How to make sure smart meters truly deliver for consumers
Ensuring that every home has a smart meter will bring benefits for customers, suppliers, and the environment. But it is important to understand exactly how these devices benefit consumers, and why they must be fully operational to do so.
The Department for Energy Security and Net Zero (DESNZ) has put in place a binding obligation for all energy suppliers to roll out smart meters to their remaining non-smart customers by the end of 2025. To achieve this, suppliers must publish their annual targets online, and these are reevaluated each year based on how many customers are yet to have a smart meter installed.
Ensuring that every home has a smart meter will bring benefits for customers, suppliers, and the environment, but to make sure they have a meaningful impact, it is important to understand exactly how these devices benefit consumers, and why they must be fully operational to do so.
How customers really benefit from smart meters
Smart meters are a game-changing technology, but for reasons that are not always fully understood. One of their most cited benefits is that they give customers the opportunity to take control of their consumption by seeing how much energy they use, but this is only part of the picture. While such insights may help guide customers towards buying more efficient devices, people today primarily use energy to prepare food and heat their homes, and are unlikely to change these necessary behaviours in substantial ways.
Smart meters do not only benefit customers by giving them insights into how and when they use energy, but by sharing those insights with suppliers who can then act on their behalf. Remote, half-hourly energy readings from households help suppliers serve customers better by:
- Providing consistently accurate bills to ensure they never overpay for energy.
- Managing supply more effectively to prioritise cheaper and more renewable energy sources whenever possible.
- Offering time-of-use tariffs that allow households to automatically access the best prices at any time.
- Incentivising and facilitating smart devices such as electric heating and vehicles, battery storage, and other home energy management solutions that can be charged or used when electricity is cheaper.
- Identifying and prioritising the requirements of vulnerable customers so they can receive the support they need.
All these benefits take place behind the scenes without any action required from the customer, but only if the meter that has been installed is fully functioning and sending data to the supplier.
To benefit customers, smart meters must work
Installation targets for smart meters are rightly ambitious – they will play an important role in delivering cheaper, cleaner, and more convenient energy for consumers – but it ultimately doesn’t matter how many smart meters are in people's homes if they do not work as intended.
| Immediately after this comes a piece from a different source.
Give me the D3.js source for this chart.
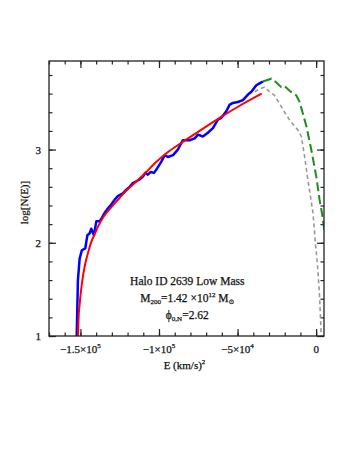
<!DOCTYPE html>
<html>
<head>
<meta charset="utf-8">
<script src="https://cdn.jsdelivr.net/npm/d3@7"></script>
<style>
  body { margin: 0; background: #fff; }
  text { font-family: "Liberation Serif", "DejaVu Serif", serif; fill: #111; stroke: #111; stroke-width: 0.25; }
</style>
</head>
<body>
<div id="chart"></div>
<script>
// Data: E in (km/s)^2, log N(E)
var bluePoints = [
  [-152400, 0.98], [-151600, 1.60], [-150500, 1.83], [-149100, 1.92], [-146900, 1.94],
  [-145600, 2.08], [-144200, 2.10], [-143100, 2.15], [-141400, 2.08], [-139900, 2.23],
  [-137800, 2.23], [-136300, 2.27], [-134600, 2.32], [-132500, 2.37], [-130400, 2.41],
  [-128300, 2.46], [-126200, 2.50], [-123000, 2.53], [-120800, 2.57], [-118700, 2.60],
  [-116600, 2.64], [-114400, 2.66], [-112300, 2.68], [-110200, 2.71], [-108700, 2.75],
  [-107100, 2.73], [-105300, 2.76], [-103200, 2.75], [-101100, 2.80], [-98500, 2.87],
  [-96400, 2.94], [-94300, 2.92], [-91100, 2.94], [-88000, 3.00], [-85800, 3.07],
  [-84800, 3.10], [-80500, 3.10], [-77300, 3.12], [-75200, 3.16], [-72100, 3.14],
  [-68900, 3.18], [-65700, 3.23], [-62500, 3.32], [-60300, 3.34], [-57200, 3.41],
  [-55100, 3.48], [-53000, 3.50], [-49800, 3.51], [-46600, 3.53], [-43400, 3.59],
  [-41200, 3.62], [-38100, 3.69], [-36000, 3.71], [-33900, 3.73]
];

var redPoints = [
  [-151800, 0.95], [-151600, 1.00], [-151200, 1.19], [-150500, 1.34], [-149600, 1.49],
  [-148400, 1.64], [-147000, 1.77], [-145200, 1.89], [-143100, 2.01], [-141000, 2.09],
  [-138900, 2.17], [-135300, 2.28], [-130400, 2.38], [-125100, 2.48], [-120800, 2.56],
  [-115500, 2.64], [-109200, 2.74], [-102800, 2.85], [-95300, 2.96], [-86900, 3.06],
  [-74200, 3.20], [-61400, 3.34], [-48700, 3.47], [-34700, 3.60]
];

var greenPoints = [
  [-33900, 3.73], [-28500, 3.76], [-25300, 3.72], [-22200, 3.67], [-20100, 3.68],
  [-16900, 3.63], [-12600, 3.58], [-10500, 3.51], [-6200, 3.25], [-3100, 3.00],
  [100, 2.71], [2200, 2.46], [3700, 2.32], [5400, 2.11]
];

var greyPoints = [
  [-39100, 3.62], [-36000, 3.65], [-32800, 3.67], [-29600, 3.62], [-26400, 3.58],
  [-23200, 3.49], [-20100, 3.40], [-16200, 3.30], [-11600, 3.21], [-9400, 3.14],
  [-7300, 2.92], [-5200, 2.67], [-2000, 2.32], [-500, 2.00], [1100, 1.71],
  [2200, 1.42], [2900, 1.14], [3300, 0.98]
];

var xTickValues = [-150000, -100000, -50000, 0];
var xTickMantissa = ["\u22121.5\u00d710", "\u22121\u00d710", "\u22125\u00d710", "0"];
var xTickExponent = ["5", "5", "4", ""];
var xMinorValues = d3.range(-170000, 5001, 10000);
var yTickValues = [1, 2, 3];
var yMinorValues = d3.range(1, 3.95, 0.2);

var svgWidth = 354;
var svgHeight = 458;
var margin = { top: 61, right: 30, bottom: 122, left: 49 };
var width = svgWidth - margin.left - margin.right;
var height = svgHeight - margin.top - margin.bottom;

var svg = d3.select("#chart")
  .append("svg")
  .attr("width", svgWidth)
  .attr("height", svgHeight)
  .style("background", "#fff");

var chartGroup = svg.append("g")
  .attr("transform", `translate(${margin.left}, ${margin.top})`);

var xScale = d3.scaleLinear().domain([-170000, 5000]).range([0, width]);
var yScale = d3.scaleLinear().domain([1, 3.95]).range([height, 0]);

svg.append("defs").append("clipPath").attr("id", "plotClip")
  .append("rect").attr("width", width).attr("height", height);

// ticks on all four sides, pointing inward
function tickAxis(axisFn, scale, values, size) {
  return axisFn(scale).tickValues(values).tickSize(size).tickFormat("");
}
var axes = [
  [tickAxis(d3.axisBottom, xScale, xMinorValues, -3.5), `translate(0, ${height})`],
  [tickAxis(d3.axisBottom, xScale, xTickValues, -7), `translate(0, ${height})`],
  [tickAxis(d3.axisTop, xScale, xMinorValues, -3.5), null],
  [tickAxis(d3.axisTop, xScale, xTickValues, -7), null],
  [tickAxis(d3.axisLeft, yScale, yMinorValues, -3.5), null],
  [tickAxis(d3.axisLeft, yScale, yTickValues, -7), null],
  [tickAxis(d3.axisRight, yScale, yMinorValues, -3.5), `translate(${width}, 0)`],
  [tickAxis(d3.axisRight, yScale, yTickValues, -7), `translate(${width}, 0)`]
];
axes.forEach(function(a) {
  var g = chartGroup.append("g").call(a[0]);
  if (a[1]) g.attr("transform", a[1]);
  g.select(".domain").remove();
  g.selectAll("line").attr("stroke", "#222").attr("stroke-width", 1.2);
});

var line = d3.line()
  .x(d => xScale(d[0]))
  .y(d => yScale(d[1]));

var plot = chartGroup.append("g").attr("clip-path", "url(#plotClip)");

plot.append("path").datum(greyPoints)
  .attr("d", line).attr("fill", "none")
  .attr("stroke", "#999").attr("stroke-width", 1.6)
  .attr("stroke-dasharray", "4,3");

plot.append("path").datum(greenPoints)
  .attr("d", line).attr("fill", "none")
  .attr("stroke", "#1e8c1e").attr("stroke-width", 2)
  .attr("stroke-dasharray", "9,4");

plot.append("path").datum(bluePoints)
  .attr("d", line).attr("fill", "none")
  .attr("stroke", "#0000ff").attr("stroke-width", 2.5)
  .attr("stroke-linejoin", "round");

plot.append("path").datum(redPoints)
  .attr("d", line.curve(d3.curveMonotoneX)).attr("fill", "none")
  .attr("stroke", "#ff0000").attr("stroke-width", 2);

// frame
chartGroup.append("rect")
  .attr("width", width).attr("height", height)
  .attr("fill", "none").attr("stroke", "#222").attr("stroke-width", 1.3);

// tick labels
var xLabels = chartGroup.selectAll(".xlab")
  .data(xTickValues)
  .enter()
  .append("text")
  .attr("class", "xlab")
  .attr("x", d => xScale(d))
  .attr("y", height + 17)
  .attr("text-anchor", "middle")
  .attr("font-size", 11);
xLabels.append("tspan").text((d, i) => xTickMantissa[i]);
xLabels.append("tspan")
  .attr("dy", -5).attr("font-size", 7)
  .text((d, i) => xTickExponent[i]);

chartGroup.selectAll(".ylab")
  .data(yTickValues)
  .enter()
  .append("text")
  .attr("class", "ylab")
  .attr("x", -8)
  .attr("y", d => yScale(d) + 4)
  .attr("text-anchor", "end")
  .attr("font-size", 11)
  .text(d => d);

// axis titles
chartGroup.append("text")
  .attr("transform", `translate(-21, ${height / 2 + 4}) rotate(-90)`)
  .attr("text-anchor", "middle")
  .attr("font-size", 11)
  .text("log[N(E)]");

var xTitle = chartGroup.append("text")
  .attr("x", width / 2 - 2)
  .attr("y", height + 33)
  .attr("text-anchor", "middle")
  .attr("font-size", 11);
xTitle.append("tspan").text("E (km/s)");
xTitle.append("tspan").attr("dy", -5).attr("font-size", 7).text("2");

// annotation
var note = chartGroup.append("g")
  .attr("transform", `translate(${xScale(-82000)}, 0)`);
note.append("text")
  .attr("y", 224).attr("text-anchor", "middle").attr("font-size", 11.5)
  .text("Halo ID 2639 Low Mass");
var m200 = note.append("text")
  .attr("y", 241).attr("text-anchor", "middle").attr("font-size", 11.5);
m200.append("tspan").text("M");
m200.append("tspan").attr("dy", 2).attr("font-size", 7).text("200");
m200.append("tspan").attr("dy", -2).text("=1.42 \u00d710");
m200.append("tspan").attr("dy", -5).attr("font-size", 7).text("12");
m200.append("tspan").attr("dy", 5).text(" M");
m200.append("tspan").attr("dy", 2).attr("font-size", 7).text("\u2299");
var phi = note.append("text")
  .attr("y", 258).attr("text-anchor", "middle").attr("font-size", 11.5);
phi.append("tspan").text("\u03d5");
phi.append("tspan").attr("dy", 2).attr("font-size", 7).text("0,N");
phi.append("tspan").attr("dy", -2).text("=2.62");
</script>
</body>
</html>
According to research from Citizens Advice, as many as 30% of installed smart meters may not be working properly, and data from the Department for Energy Security and Net Zero (DESNZ) has found that at the end of last year 3.98m meters in Great Britain had temporarily lost the smart functionality that allows them to send data to suppliers.
At E.ON, we had the second most ambitious installation targets of any supplier in the UK, and in 2023 installed the second highest number of units, but we know that installation numbers aren’t everything. No large supplier has been able to meet its targets in full, but what ultimately matters most is how many smart meters in the UK are truly working to benefit customers, and the measures that suppliers are taking to make sure they do.
Why smart meter installation targets are not enough
We know that it’s a false economy to install smart meters and not make sure they function, which is why our Smart Meter Health teams are working to engage with customers, identify issues, and ensure that every smart meter we install delivers its intended benefits.
We have been given access to industry data placing us among the best suppliers for keeping customers’ smart meters working, but there is still work to do. While we are committed to meeting our targets, we believe that any future decisions by suppliers, regulators, or government should not only consider quantity when it comes to rolling out smart meters, but quality.